§ **Stated problem**: From the listing, collect all lines containing the word "picture".

■ ■ ■ ■ ■ ■ ■

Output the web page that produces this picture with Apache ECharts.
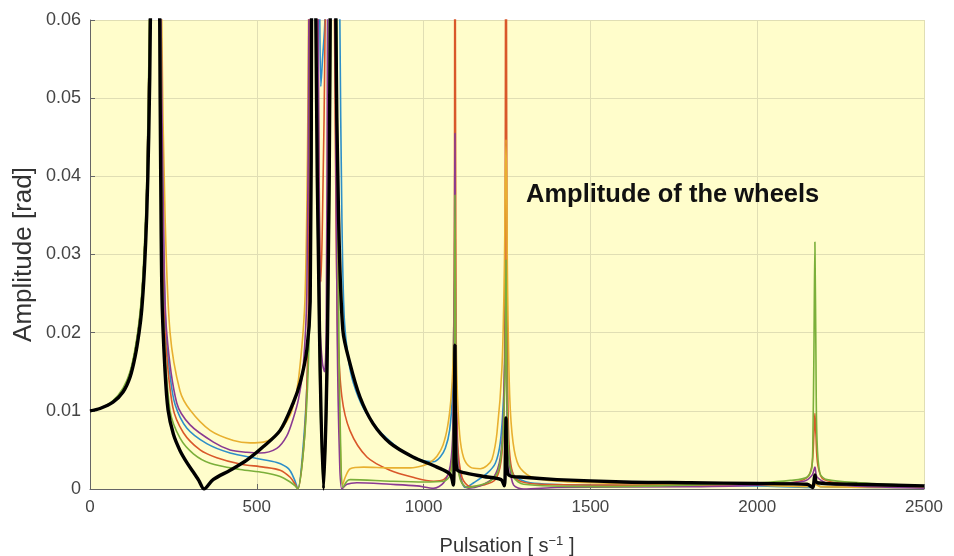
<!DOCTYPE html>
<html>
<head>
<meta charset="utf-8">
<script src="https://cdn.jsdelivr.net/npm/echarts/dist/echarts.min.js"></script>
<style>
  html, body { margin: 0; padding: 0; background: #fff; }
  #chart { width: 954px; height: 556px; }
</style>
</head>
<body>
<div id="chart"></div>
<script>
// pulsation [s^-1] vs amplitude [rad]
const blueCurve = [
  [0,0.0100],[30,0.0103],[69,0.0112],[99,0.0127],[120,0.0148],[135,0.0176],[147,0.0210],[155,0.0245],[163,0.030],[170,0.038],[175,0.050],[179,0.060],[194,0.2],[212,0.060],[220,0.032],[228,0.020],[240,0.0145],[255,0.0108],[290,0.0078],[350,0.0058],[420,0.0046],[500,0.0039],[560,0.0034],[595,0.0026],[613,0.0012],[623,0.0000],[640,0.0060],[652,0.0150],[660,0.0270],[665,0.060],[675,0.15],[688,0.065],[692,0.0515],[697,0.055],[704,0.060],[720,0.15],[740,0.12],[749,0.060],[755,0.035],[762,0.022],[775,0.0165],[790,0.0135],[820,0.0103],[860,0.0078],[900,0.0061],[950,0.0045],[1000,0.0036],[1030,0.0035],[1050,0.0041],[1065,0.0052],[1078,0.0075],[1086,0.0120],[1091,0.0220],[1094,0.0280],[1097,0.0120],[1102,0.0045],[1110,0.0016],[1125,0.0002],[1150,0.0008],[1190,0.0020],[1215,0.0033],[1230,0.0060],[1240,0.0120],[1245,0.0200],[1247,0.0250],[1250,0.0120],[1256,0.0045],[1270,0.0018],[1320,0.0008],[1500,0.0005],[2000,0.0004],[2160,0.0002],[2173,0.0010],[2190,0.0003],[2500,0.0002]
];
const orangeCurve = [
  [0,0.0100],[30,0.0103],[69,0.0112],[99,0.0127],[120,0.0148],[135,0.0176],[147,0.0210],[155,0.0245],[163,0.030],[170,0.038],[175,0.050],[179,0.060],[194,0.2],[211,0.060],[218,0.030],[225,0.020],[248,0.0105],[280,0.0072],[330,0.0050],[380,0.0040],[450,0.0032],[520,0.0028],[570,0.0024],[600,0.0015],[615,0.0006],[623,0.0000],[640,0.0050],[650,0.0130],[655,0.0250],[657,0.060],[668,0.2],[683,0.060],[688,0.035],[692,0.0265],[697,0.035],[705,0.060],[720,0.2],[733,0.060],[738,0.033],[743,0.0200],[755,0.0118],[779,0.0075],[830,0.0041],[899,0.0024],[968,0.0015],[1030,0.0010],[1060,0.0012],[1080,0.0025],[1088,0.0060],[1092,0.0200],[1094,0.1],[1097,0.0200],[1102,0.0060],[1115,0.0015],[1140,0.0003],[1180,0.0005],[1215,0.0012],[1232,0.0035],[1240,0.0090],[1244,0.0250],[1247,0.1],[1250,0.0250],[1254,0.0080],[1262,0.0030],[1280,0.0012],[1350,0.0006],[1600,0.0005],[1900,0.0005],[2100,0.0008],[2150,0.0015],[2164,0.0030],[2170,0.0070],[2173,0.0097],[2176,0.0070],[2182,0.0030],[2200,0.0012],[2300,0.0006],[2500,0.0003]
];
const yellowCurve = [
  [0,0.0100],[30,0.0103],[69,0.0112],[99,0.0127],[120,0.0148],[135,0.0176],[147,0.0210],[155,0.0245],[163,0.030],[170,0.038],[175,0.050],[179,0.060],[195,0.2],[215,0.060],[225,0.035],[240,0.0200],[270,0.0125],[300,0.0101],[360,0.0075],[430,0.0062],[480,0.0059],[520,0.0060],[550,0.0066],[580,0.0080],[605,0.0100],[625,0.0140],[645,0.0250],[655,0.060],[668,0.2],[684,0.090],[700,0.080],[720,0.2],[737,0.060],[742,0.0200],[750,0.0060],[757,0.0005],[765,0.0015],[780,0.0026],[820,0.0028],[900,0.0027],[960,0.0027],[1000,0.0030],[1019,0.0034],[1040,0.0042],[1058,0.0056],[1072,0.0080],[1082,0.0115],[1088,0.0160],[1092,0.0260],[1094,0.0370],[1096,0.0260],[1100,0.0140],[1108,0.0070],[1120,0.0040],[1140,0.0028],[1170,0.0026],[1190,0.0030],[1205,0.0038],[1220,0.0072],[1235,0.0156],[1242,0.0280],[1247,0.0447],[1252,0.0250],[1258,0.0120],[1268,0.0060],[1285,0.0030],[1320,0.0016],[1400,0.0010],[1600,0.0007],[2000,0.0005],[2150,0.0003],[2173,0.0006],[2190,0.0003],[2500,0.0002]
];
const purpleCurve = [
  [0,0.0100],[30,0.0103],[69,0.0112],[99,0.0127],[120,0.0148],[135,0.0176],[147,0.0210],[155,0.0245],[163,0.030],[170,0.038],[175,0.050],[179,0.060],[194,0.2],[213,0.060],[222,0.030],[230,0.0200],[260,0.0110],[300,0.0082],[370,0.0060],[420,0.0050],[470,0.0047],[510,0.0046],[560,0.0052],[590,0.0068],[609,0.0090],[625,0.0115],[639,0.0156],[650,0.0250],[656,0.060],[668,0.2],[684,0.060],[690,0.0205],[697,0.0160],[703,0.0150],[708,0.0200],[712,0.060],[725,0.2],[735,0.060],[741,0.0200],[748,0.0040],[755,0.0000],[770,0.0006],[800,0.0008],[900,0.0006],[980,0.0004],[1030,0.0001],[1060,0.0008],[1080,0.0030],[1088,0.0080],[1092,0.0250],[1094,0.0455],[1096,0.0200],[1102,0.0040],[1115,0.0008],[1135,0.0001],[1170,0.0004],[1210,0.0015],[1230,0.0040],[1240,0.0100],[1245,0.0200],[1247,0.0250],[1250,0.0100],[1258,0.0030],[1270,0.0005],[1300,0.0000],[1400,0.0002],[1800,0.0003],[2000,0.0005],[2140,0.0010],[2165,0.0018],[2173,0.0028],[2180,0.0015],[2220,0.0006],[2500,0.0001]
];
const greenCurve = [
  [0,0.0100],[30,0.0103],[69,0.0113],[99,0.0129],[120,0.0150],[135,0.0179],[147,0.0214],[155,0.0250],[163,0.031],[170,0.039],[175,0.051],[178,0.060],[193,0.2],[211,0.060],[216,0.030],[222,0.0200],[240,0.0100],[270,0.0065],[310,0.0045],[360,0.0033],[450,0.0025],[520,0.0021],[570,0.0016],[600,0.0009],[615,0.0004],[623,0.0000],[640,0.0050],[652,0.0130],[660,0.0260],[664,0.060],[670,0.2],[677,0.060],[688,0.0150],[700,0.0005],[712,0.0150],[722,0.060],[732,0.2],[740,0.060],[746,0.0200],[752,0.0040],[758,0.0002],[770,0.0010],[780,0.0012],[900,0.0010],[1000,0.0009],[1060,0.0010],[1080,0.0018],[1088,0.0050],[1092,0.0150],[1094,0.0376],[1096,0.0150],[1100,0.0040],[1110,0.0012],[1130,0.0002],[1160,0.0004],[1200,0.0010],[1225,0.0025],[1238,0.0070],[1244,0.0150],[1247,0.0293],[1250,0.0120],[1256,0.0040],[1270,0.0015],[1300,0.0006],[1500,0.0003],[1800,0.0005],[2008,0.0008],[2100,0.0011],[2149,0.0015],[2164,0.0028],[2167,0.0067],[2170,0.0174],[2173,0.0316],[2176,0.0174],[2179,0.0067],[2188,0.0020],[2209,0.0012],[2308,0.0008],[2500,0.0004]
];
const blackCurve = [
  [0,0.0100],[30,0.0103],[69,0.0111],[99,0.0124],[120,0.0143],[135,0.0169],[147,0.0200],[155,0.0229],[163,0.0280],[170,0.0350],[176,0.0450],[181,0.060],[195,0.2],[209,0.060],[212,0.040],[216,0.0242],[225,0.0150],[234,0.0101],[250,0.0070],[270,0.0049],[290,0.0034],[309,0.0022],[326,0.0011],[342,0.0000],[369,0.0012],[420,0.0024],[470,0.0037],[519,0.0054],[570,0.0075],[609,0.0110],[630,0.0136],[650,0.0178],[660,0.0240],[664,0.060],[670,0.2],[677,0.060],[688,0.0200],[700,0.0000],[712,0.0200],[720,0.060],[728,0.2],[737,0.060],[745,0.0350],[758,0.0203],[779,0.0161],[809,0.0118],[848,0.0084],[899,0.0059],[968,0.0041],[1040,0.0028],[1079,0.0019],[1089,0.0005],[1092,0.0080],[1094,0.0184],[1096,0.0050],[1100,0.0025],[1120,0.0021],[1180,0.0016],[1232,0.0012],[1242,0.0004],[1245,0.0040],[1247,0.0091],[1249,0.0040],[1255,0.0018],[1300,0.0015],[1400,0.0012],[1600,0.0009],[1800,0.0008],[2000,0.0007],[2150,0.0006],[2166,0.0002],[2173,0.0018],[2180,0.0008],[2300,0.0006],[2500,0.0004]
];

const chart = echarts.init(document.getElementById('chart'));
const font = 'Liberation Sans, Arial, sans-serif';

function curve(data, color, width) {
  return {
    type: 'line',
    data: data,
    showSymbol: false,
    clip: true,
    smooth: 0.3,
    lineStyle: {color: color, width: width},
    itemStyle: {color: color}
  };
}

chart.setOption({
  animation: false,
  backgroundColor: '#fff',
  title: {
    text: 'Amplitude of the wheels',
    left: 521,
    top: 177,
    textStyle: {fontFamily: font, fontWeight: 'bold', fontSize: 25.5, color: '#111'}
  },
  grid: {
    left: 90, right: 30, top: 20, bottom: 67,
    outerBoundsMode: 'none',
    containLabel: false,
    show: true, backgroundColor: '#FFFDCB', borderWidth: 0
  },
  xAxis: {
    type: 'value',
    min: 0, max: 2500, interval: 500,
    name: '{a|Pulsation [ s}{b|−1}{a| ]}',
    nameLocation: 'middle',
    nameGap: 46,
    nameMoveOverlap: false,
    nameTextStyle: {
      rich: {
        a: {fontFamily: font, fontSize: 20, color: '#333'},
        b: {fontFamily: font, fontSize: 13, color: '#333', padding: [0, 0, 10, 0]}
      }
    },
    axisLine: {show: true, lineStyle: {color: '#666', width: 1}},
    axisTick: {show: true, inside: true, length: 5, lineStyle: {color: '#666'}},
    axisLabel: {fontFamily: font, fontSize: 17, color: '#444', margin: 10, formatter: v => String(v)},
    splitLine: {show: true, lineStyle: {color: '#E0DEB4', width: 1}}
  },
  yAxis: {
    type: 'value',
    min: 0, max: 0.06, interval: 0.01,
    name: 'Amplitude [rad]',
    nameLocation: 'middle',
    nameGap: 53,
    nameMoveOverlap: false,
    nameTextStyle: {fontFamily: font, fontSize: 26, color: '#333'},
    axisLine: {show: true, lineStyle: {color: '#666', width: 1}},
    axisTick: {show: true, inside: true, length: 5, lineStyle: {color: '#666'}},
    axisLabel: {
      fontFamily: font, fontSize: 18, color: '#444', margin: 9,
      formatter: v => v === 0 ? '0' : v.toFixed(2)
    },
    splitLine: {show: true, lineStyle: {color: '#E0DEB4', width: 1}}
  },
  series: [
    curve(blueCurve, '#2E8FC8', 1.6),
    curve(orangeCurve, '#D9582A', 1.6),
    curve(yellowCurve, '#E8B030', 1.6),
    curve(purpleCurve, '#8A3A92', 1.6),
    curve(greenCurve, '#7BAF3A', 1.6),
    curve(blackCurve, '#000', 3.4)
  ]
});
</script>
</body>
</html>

■ ■ ■ ■ ■ ■ ■

§ **Exercise answer**:
Output the web page that produces this picture with Apache ECharts.

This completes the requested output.